On Monday, June 15, 2020, the U.S. Supreme Court published a historic decision in Bostock v. Clayton County, Ga. A 6-3 majority held the prohibition against sex discrimination in employment in Title VII of the Civil Rights Act of 1964 (“Title VII”) includes discrimination based upon sexual orientation. For jurisdictions which had endorsed a contrary view, claims of sexual orientation discrimination under Title VII present new questions.
In many situations, for instance, the information available to an employer allows only a perception of the sexual orientation of an applicant or employee. This information can be appearance, physical mannerisms, speech and interactions with others. This information can also be a second-hand report or a rumor. Predictably, basing a perception on such incomplete information can lead to mistaken assumptions about a person’s sexual orientation.
So is it a defense to a claim of sex discrimination that an employer merely had a perception an applicant or employee was gay? Similarly, is it a defense to a sex bias claim that the employer was mistaken about the sexual orientation of an applicant or employee?
Some cases decided before Bostock had already answered these questions in the negative. In these cases, gender stereotyping was found to be a sufficient basis for a claim of sex discrimination.

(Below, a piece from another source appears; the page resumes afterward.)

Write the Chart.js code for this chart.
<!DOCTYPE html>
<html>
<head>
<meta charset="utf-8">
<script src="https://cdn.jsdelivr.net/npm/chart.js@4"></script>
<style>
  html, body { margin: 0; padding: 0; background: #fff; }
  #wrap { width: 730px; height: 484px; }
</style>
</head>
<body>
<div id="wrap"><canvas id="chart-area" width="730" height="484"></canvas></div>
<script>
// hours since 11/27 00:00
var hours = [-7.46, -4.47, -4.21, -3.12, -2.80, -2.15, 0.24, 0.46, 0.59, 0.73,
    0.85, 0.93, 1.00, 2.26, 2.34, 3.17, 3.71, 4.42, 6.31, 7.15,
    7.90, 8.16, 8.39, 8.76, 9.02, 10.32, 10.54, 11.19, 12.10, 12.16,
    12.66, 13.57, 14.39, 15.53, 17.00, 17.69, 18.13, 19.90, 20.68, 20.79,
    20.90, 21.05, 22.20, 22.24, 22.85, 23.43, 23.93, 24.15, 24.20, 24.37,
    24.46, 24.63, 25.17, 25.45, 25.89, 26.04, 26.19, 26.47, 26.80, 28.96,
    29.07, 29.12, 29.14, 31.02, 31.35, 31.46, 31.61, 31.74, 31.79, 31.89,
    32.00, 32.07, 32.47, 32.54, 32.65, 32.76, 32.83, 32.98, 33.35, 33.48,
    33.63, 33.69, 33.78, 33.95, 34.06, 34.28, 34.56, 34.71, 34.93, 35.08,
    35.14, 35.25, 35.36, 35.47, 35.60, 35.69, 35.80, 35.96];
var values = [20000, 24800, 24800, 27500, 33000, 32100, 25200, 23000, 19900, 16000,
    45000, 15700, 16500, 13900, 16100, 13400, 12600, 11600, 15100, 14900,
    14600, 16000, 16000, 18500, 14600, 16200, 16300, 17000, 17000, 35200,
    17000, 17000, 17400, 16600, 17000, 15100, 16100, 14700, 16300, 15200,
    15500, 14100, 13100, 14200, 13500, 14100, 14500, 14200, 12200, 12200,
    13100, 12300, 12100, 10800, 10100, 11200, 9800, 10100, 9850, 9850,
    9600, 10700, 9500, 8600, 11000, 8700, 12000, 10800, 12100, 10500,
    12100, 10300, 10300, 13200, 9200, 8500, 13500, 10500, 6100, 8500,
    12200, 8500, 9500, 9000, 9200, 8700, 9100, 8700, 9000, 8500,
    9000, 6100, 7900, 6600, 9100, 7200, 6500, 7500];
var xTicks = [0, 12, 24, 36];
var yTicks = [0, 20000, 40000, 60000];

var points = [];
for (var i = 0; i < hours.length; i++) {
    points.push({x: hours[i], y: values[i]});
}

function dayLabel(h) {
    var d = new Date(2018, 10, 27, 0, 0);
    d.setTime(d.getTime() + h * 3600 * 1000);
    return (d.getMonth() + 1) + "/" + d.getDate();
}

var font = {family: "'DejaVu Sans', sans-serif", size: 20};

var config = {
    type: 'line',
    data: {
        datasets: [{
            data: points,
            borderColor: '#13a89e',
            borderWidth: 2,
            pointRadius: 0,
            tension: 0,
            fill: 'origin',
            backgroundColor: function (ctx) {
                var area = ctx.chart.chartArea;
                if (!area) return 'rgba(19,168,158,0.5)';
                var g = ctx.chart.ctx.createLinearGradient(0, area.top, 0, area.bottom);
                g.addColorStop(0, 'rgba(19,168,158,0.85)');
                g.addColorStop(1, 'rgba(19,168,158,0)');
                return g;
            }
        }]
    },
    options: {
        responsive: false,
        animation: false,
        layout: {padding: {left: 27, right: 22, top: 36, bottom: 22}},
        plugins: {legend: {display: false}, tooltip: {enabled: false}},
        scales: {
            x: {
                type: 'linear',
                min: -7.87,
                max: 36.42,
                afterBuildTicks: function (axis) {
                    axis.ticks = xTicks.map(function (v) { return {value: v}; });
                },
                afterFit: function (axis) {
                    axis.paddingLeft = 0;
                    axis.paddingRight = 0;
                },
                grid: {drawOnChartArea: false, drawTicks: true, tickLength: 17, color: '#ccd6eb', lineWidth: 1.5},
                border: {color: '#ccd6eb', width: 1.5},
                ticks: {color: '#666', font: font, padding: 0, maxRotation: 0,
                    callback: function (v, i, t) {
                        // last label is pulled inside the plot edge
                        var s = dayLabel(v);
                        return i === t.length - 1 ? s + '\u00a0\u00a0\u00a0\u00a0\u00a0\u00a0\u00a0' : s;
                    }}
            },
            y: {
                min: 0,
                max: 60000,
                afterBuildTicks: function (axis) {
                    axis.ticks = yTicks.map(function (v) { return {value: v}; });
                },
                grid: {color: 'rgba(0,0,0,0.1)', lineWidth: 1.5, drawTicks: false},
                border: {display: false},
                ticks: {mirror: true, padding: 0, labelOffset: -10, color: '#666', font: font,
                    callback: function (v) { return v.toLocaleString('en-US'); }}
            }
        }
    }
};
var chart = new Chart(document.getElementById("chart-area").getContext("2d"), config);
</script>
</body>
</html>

In this case before the U.S. District Court for the Eastern District of Pennsylvania, a female plaintiff claimed she was constructively discharged by a former employer based on sex, in violation of Title VII. She claimed she was harassed with claims she was a lesbian even though she was heterosexual and married.
The former employer moved to dismiss the suit alleging it could not be held liable under Title VII because the employer’s perception of the plaintiff’s sexual preference (i.e. , that she is gay) was incorrect.
In a 2017 opinion denying the employer’s motion to dismiss, the court found the plaintiff stated a viable claim of gender stereotyping in violation of Title VII. Indeed, the court opined:
“… it is perhaps worse (for defendant’s case) that [the employer] was mistaken in [its] assumption that [Plaintiff] is gay. The fact that [Plaintiff] is not gay simply reveals that [the employer] harbored such a strong prejudice and animus as to how women should look, dress and act, that [the employer] actually mischaracterized another person’s sexual orientation because of this prejudice. Clearly, [the employer’s] animus and pre-conceived stereotyping played a role in [its] treatment of [Plaintiff].”
In this case before the U.S. District Court for the Southern District of New York, a male employee sued his former employer claiming he was fired based upon the perception he is gay, in violation of Title VII. The complaint never actually alleges the plaintiff is gay.
The former employer moved to dismiss arguing because the plaintiff did not allege he is not heterosexual, he could not bring a sex discrimination claim.
In a June 11, 2020 opinion denying the employer’s motion to dismiss, the court noted perceived sexual orientation discrimination is a form of sex stereotyping. The court elaborated:
“And more importantly, Defendants have not offered a reason to distinguish between actual and perceived sexual orientation [citation omitted]. The court sees no reasons for the distinction. So the mere fact that [Plaintiff] has not alleged that he is not heterosexual does not compel dismissal of his claims.”
Bronson v. Hanover Foods Corp.
In this case before the U.S. District Court for the Middle District of Pennsylvania, a male employee sued for sex discrimination alleging a hostile work environment and unlawful termination under Title VII. According to the plaintiff, his supervisors called him derogatory names such as “queer”, “fag” and “fairy” due to the way the plaintiff kept himself in comparison to other employees.
The employer moved for summary judgment.
In an April 1, 2020 decision, the court agreed the plaintiff did not state viable claims for discrimination under Title VII based on sexual orientation or perceived sexual orientation. The court still denied the employer’s motion holding a factfinder could conclude the plaintiff had been discriminated against because of his failure to adhere to the employer’s idea of gender stereotypes. In doing so, the court never reached the question of whether the plaintiff was actually gay or not.
Perception is Reality
Although claims based upon perceived membership in a class protected by Title VII have received inconsistent treatment in the courts, it thus appears, at least for the time being, available precedent favors the protection under the Act of perceived sexual orientation as well as actual sexual orientation. With gender stereotyping being a sufficient basis for a claim of sex discrimination under Title VII, perception can have very real consequences for employers.